22. Гори, гори ясно
Счастье в одиночку не ходит. Мало того, что жители Павловска были избавлены от разбоев и прочих преступлений, так ведь и пожары в городке случались исключительно редко. Пожарная команда при павловской полиции была набрана из мужчин спокойных, но вида героического. Таких, что не стыдно в оркестр посадить. Оркестр пожарных был гордостью городка и показывал столичным дачникам, что и в провинции не чужды достойных развлечений. Музыканты, блестя не столько умением, сколько начищенными шлемами, развлекали публику как могли.
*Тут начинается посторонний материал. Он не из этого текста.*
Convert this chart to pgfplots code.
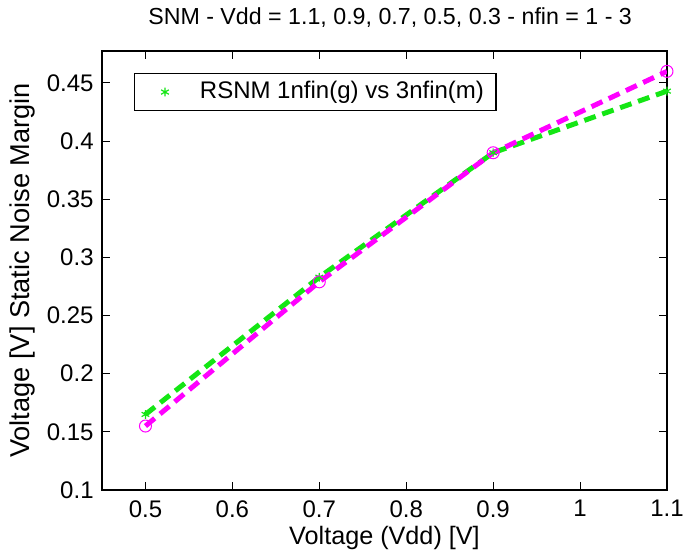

Это и было основным их занятием.
Если где загорался сарай или полыхал склад, пожарная команда бросалась его тушить с таким жаром, что у огня не было никаких шансов. Пожарные ездили на большой телеге, запряженной тройкой, на которой размещалась гигантская дубовая бочка с помпой. Помпу качала пара пожарных, двое других поливали из шланга, а еще четверо боролись с огнем ломом и лопатой. Командовал павловскими огнеборцами брандмейстер Булаковский.
Петр Парфенович был мужчина видный. Форма сидела на нем как влитая. Все-таки брандмейстер — лицо пожарной команды. Не имеет он права быть толстым увальнем, каким изображают брандмейстеров в либеральных карикатурах. Булаковский не только тщательно следил за блеском форменных пуговиц, но требовал неукоснительного соблюдения порядка от подчиненных. Можно сказать, что его стараниями городок, в общем, мог спать спокойно, не боясь сгореть дотла.
Этим вечером Булаковский лично проверил дежуривших в ночь по пожарной части, дав, как всегда, наказ посматривать и послушивать, где что творится. Некоторая смутная тревога копошилась в душе брандмейстера. Он видел, что друг его и начальник Сыровяткин весь день носится как угорелый, вся полиция на ногах с раннего утра, а в чем дело — непонятно, Сыровяткин молчит. Уж так и эдак пытался Булаковский разузнать причину скрытой тревоги. На него только махали, шипели и просили не лезть, куда не следует. Что, в общем, было обидно. Все-таки приятели, сколько заседаний Комитета во славу народной трезвости осилили, да и прочие случаи не вычеркнешь. А тут — такое отношение.
Булаковский понял, что дело выходит нешуточное, а раз так, надо держать ухо востро. Он решил прогуляться для очистки совести. Неторопливо идя по пустым улицам, Булаковский, к некоторому удивлению, не повстречал ни одного городового, которые обязаны были заступить на ночное дежурство. Что могло помешать постовым выполнять свои прямые обязанности, его воображения не хватало. Брандмейстер прекрасно знал, что покладистость Сыровяткина только кажущаяся. Своих подчиненных полицмейстер держит в мягком, но кулаке. Чтоб городовой не вышел на ночной пост — такое и помыслить невозможно. Однако что ни говори, а городовых не было. Булаковский нарочно дал кружок и обошел центральные улицы. Опять — никого. Объяснением такому чуду могло быть одно: приказ Сыровяткина. Что толкнуло полицмейстера на должностное преступление, было выше понимания брандмейстера и заодно подлило масло в огонек тревоги. Булаковский намерился провести тщательный обход города.
Ничто не нарушало тишины засыпающего Павловска. Брандмейстер неторопливо обходил улицы, везде царило умиротворение. Он уже начал подумывать, что беспокойство излишне, когда ноги вынесли его к градской больнице. Вернее, к улочке, которая выходила на больничный двор. Булаковский и сам бы не смог объяснить, что заставило его вглядываться в темень. Ему показалось, что у больничного флигеля происходит неясное движение. Что было довольно странно в такой час. Брандмейстер счел за лучшее подождать, не выдавая своего присутствия. И правда, в ночной тишине раздались тихие звуки, как будто кто-то спотыкался в темноте о дворовый мусор.
Булаковский сощурился, чтобы лучше разглядеть происходящее. Как вдруг вспыхнул огонек, как от серной спички. Огонек исчез, а вместо него взвились язычки пламени крохотного факела. Дальше случилось невероятное: факел взметнулся вверх и полетел. Раздался звон разбитого стекла, пламя исчезло. Где-то внутри флигеля раздался хлопок, настала тишина. Булаковский не верил, что это происходит наяву, а не во сне.
За больничным оконцем, выкрашенным белой краской, заплясали первые всполохи пожара. Булаковский не заметил, куда исчез тот, кто бросил факел. Брандмейстеру было не до того. Он думал только об одном: как быстрее, короткой дорогой, добежать до пожарной части, поднять всех по тревоге и потушить зачинавшийся пожар. В эту ночь Булаковский бежал так быстро, как никогда не бегал в жизни.